▶ _SET EXERCISE_
Go through the entries below and copy each line containing the word "this".

▶ _DATA EXCERPTS_
◇ ◇ ◇

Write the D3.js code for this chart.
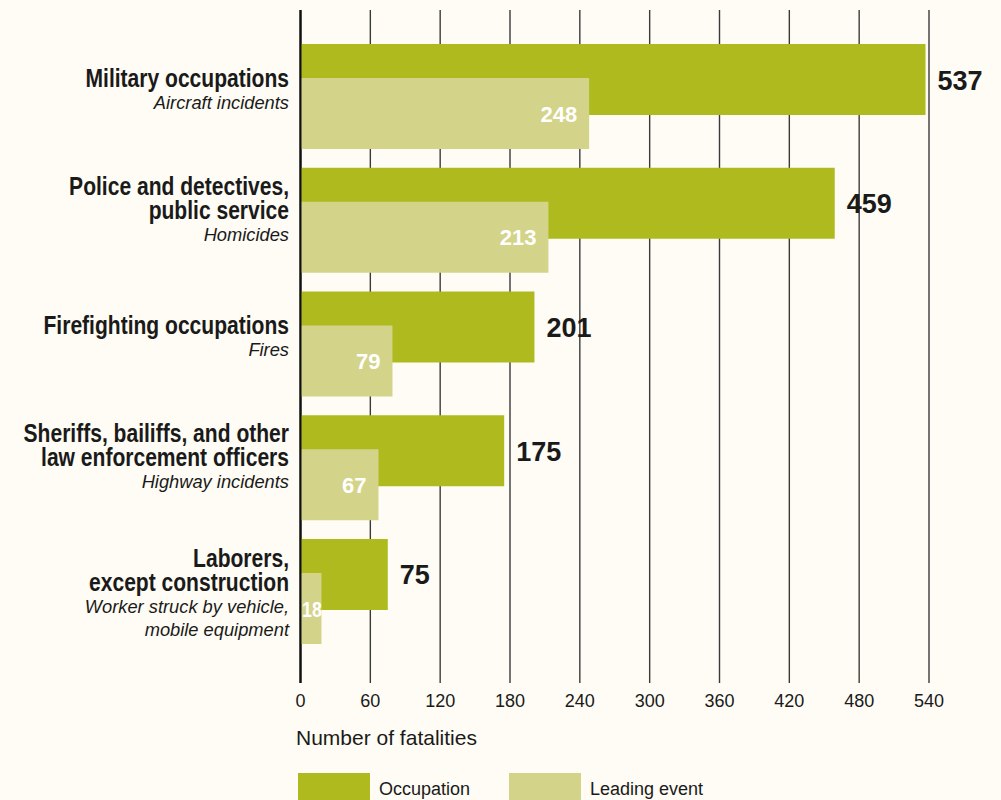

◇ ◇ ◇

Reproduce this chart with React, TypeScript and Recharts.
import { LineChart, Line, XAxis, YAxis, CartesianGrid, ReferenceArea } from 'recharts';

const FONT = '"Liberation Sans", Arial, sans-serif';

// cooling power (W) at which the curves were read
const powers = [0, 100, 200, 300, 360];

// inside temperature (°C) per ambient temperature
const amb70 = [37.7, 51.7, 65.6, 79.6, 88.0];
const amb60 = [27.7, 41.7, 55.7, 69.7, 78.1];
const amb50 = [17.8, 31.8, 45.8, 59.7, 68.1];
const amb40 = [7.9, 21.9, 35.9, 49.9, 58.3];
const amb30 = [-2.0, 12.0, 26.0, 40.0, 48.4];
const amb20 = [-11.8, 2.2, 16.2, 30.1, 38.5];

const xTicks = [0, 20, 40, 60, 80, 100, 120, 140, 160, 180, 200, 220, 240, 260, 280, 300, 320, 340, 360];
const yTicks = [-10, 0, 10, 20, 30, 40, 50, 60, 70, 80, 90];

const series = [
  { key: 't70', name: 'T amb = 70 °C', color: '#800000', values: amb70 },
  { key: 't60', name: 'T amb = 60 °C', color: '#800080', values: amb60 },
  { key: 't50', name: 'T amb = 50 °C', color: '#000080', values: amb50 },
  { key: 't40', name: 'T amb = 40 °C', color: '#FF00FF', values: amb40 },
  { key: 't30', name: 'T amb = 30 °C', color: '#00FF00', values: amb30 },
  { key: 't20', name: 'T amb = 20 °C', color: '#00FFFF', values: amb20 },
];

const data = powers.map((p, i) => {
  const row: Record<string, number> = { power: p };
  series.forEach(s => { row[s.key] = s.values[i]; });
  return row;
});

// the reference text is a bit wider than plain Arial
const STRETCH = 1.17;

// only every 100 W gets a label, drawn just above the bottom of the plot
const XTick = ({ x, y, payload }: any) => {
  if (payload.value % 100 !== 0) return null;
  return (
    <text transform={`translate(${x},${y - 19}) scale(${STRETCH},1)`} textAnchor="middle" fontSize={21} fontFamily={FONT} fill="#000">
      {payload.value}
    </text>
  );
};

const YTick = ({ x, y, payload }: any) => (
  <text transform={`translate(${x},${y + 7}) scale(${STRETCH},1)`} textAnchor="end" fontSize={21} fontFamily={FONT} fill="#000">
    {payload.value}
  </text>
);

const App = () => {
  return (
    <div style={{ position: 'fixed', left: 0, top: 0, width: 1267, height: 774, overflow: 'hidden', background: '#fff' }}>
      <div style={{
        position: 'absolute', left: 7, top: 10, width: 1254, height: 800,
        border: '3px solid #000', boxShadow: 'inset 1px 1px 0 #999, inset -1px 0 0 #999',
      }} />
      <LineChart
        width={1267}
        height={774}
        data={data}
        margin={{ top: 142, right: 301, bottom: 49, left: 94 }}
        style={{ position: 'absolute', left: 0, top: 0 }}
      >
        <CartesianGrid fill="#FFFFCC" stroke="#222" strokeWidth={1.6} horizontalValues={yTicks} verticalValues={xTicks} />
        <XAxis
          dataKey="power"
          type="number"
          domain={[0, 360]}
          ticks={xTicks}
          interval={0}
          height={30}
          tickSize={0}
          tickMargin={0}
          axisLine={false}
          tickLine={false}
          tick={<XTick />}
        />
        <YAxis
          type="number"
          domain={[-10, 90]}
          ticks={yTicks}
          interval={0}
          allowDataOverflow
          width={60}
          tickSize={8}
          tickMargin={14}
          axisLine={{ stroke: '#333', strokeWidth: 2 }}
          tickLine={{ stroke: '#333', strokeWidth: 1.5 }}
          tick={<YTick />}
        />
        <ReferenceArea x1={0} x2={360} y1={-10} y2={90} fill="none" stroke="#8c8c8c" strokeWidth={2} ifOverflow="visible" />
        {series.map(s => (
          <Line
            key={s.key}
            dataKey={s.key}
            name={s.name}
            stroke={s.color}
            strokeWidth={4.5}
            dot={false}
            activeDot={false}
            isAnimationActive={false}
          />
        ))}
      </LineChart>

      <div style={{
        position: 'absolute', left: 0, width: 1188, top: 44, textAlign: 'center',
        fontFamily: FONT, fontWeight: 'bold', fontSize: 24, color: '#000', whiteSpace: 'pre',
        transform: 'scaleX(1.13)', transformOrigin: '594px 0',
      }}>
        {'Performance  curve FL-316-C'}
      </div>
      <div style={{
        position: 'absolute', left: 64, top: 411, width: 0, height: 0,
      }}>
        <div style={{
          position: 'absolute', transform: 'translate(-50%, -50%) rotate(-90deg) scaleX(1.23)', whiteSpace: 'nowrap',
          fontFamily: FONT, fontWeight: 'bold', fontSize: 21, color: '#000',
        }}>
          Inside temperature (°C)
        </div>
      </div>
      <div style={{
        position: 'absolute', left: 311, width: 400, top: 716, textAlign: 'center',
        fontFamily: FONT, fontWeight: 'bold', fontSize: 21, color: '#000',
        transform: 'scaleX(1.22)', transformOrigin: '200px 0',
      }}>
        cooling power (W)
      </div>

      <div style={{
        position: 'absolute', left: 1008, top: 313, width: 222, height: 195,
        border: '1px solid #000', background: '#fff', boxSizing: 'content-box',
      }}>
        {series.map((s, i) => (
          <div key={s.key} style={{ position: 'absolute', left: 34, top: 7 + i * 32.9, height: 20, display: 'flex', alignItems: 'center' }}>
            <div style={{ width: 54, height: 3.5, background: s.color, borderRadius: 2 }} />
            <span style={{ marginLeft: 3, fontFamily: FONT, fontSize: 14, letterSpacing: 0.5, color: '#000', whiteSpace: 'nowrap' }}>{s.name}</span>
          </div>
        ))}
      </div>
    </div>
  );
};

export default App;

◇ ◇ ◇

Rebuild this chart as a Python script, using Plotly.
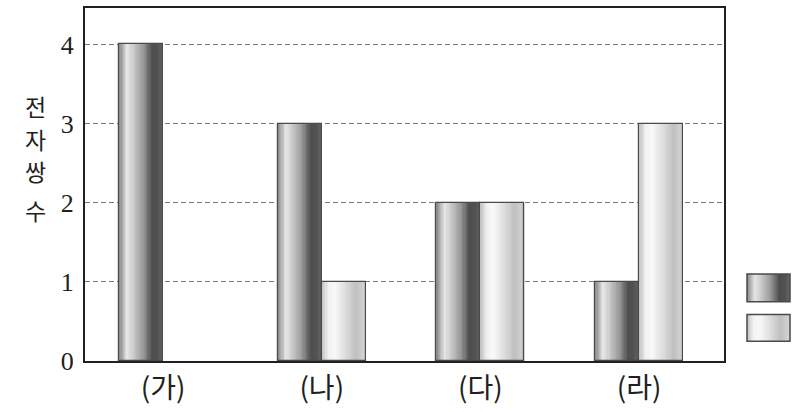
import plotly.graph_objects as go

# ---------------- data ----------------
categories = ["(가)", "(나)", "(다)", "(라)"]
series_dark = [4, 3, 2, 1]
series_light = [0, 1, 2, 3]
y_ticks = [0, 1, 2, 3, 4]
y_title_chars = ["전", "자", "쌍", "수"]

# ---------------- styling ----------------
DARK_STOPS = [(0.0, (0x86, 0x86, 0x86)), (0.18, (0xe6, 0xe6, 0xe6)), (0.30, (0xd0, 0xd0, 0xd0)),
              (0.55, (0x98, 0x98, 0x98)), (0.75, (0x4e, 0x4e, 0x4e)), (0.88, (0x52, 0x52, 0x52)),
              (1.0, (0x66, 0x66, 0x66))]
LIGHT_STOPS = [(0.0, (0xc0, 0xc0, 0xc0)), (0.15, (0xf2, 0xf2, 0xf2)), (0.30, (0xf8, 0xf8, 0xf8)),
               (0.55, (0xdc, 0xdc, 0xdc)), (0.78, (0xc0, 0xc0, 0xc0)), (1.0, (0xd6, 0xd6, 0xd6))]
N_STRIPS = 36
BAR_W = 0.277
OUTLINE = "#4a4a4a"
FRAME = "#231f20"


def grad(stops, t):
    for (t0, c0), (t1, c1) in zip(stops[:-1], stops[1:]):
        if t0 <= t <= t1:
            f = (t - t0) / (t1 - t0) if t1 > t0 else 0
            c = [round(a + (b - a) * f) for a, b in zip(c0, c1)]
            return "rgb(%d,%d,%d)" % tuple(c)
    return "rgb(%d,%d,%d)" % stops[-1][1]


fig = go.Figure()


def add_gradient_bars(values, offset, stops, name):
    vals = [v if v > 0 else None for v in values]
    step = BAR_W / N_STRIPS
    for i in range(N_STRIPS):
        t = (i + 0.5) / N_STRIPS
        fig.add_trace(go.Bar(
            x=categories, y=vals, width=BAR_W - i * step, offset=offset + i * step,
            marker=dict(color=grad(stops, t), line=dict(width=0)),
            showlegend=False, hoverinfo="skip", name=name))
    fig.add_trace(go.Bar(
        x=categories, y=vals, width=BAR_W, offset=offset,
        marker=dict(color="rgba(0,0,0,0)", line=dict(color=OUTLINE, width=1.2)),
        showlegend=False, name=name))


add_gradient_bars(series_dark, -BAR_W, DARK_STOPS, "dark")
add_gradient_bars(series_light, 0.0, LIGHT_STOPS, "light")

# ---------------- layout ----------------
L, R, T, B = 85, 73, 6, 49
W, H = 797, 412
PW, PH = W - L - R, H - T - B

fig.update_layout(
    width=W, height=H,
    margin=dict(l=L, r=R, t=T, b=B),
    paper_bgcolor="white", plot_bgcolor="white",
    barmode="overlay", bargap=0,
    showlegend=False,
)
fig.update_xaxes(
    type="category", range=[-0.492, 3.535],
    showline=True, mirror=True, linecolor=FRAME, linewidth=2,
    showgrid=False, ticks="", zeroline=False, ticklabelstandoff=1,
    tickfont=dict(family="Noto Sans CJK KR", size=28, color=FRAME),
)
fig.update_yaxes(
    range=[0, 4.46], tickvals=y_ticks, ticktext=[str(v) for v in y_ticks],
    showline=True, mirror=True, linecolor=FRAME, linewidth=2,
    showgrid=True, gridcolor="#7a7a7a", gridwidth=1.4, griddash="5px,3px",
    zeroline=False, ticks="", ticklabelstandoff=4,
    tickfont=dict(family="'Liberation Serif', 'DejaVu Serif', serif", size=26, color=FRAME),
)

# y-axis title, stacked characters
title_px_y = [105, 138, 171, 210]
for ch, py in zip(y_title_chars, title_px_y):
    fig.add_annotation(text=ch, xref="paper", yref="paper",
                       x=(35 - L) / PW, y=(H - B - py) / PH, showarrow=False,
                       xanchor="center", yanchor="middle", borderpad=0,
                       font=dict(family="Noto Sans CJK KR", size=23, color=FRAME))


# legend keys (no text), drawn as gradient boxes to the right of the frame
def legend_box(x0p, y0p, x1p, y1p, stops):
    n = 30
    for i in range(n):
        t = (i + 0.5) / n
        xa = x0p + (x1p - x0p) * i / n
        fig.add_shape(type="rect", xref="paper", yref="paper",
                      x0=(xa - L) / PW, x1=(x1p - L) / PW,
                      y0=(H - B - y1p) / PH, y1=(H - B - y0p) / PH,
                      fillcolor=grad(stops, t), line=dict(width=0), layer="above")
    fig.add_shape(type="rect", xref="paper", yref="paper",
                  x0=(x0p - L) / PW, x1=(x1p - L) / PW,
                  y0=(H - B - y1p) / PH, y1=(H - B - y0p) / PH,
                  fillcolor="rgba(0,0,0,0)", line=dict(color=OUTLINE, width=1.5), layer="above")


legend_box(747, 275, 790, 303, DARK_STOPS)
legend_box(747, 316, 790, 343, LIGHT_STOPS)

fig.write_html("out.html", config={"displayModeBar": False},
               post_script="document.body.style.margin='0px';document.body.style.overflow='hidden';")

◇ ◇ ◇

▶ _EXERCISE RESPONSE_
Write the D3.js code for this chart.
Reproduce this chart with React, TypeScript and Recharts.
Rebuild this chart as a Python script, using Plotly.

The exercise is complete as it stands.